Many people may see Tamron Hall as a rebel of sorts for walking away from her lucrative job at NBC after learning that former FOX anchor Megyn Kelly would replace her on its Today Show.

But those people, said Hall, never got a chance to meet her sister, Renate.

“If you said ‘Stop,’ she’d go,” Hall told me during a telephone interview this past week. “If you said, ‘Don’t eat that,’ she’d ask for six of them.”

“If you see me as a rebel, she was the ultimate rebel.”

It was that noisy, rebellious soul of Renate, whose bludgeoned body was found floating in her swimming pool in 2004, that called to Hall nearly a decade later, when she was discussing the possibility of doing a show for the Investigation Discovery network.

“When we decided to do the show, ‘Deadline: Crime with Tamron Hall,’ it wasn’t something that I originally thought about,” said Hall, whose series began in 2013. “We were just having a conversation, and I mentioned that my sister had been murdered…

“I realized then that if I did a show, it was important for me to not just be the journalist talking to the police officer, but to talk about the impact [of violence] on family members.”

It’s an experience that Hall shares not only with the subjects of her series – which explores the circumstances behind why someone’s loved one was killed and whether justice was served – but with scores of Memphians.

Last year, 228 people were slain here. Of those, 195 were classified as murders, while the rest were classified as self-defense and justifiable homicide.

That 195 number reflects a record not seen since 1993. Yet what people forget is that it’s a number that can only measure the loss of life, and not the loss of joy from the loved ones of the murdered.

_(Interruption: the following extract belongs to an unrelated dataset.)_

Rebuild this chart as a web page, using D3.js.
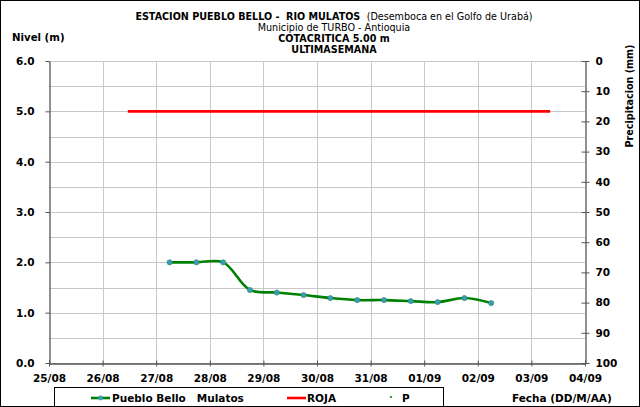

It doesn’t measure the loss of joy from Thelma Ellis – who was looking forward to someday seeing her 18-year-old granddaughter, Kiara Tatum, who was killed in a random shooting earlier this year, in a nurse uniform and not in a casket gown.

It doesn’t measure the loss of joy from the students of Christopher Waters – a renowned Shelby County Schools music teacher who was killed during a robbery in his home back in December.

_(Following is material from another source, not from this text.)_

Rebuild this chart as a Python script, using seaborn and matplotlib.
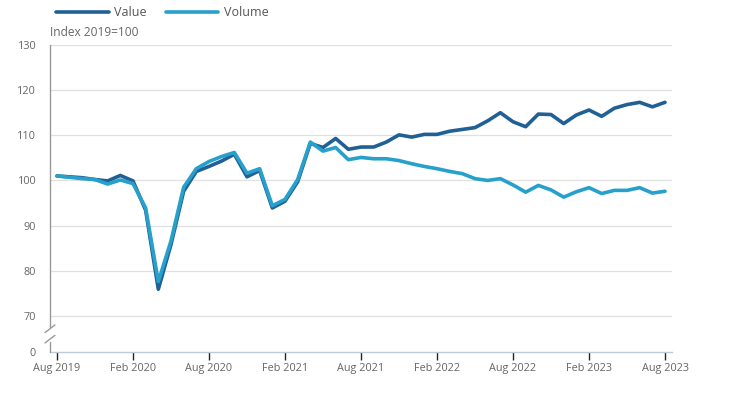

And it doesn’t measure the loss of joy from Yulanda Murph and Scott Sullins – co-workers of Mia Jones, who was fatally shot while delivering Dominos pizzas last November.

So, when “Deadline: Crime with Tamron Hall,” began in 2013, it began with what Hall said was a call to action; a call that was heightened by Renate’s brutal slaying, her history of domestic altercations with men, and the fact that, nearly a decade later, her slaying remains unsolved and is now, for all intents and purposes, a cold case.

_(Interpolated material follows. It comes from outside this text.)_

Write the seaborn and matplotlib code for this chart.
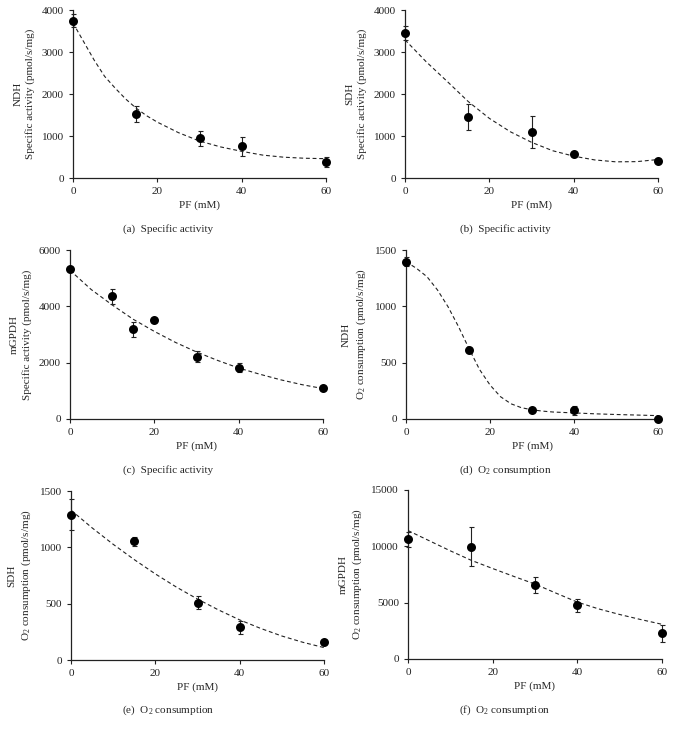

“My sister has children [two sons], so whatever we do [as far as getting the case reopened] has to be a family decision,” Hall said. “But it [her series] has given me the opportunity to help families get questions answered, and to get closure…it’s given me the opportunity to help brothers and sisters and others to get a chance to speak out.”

And Hall’s Deadline series won’t be the only conduit she’ll use to give people whose lives have been upended by violent crime a chance to speak out; right now, she told me, she’s developing a series that explores rape on college campuses.

“We are diving deep into the subject of campus sexual assault,” Hall said, “and some brave young women have already come forward.”

So, Hall’s departure from NBC and MSNBC has led her to allow her memories of Renate to guide her next career steps, as well as her philanthropic ones. Hall has begun The Tamron (heart symbol) Renate Fund as part of efforts by the victim assistance organization, Safe Horizon, to help women and families suffering from the impact of domestic violence.

And by detailing the heartbreak of people who have been touched by violence, Hall may become more of an influencer than she realizes.

She may influence some aggrieved person to pick up the phone and talk to whoever has angered him or her, or call someone else for advice or mental help, as opposed to picking up a gun. She may give some women the courage to avoid – or to escape – abusive relationships. And she might even make some men aware of their own abusive tendencies, and take steps to unlearn them.

All because Hall listened to Renate’s – and her own – rebel soul. And ignored the noise around her.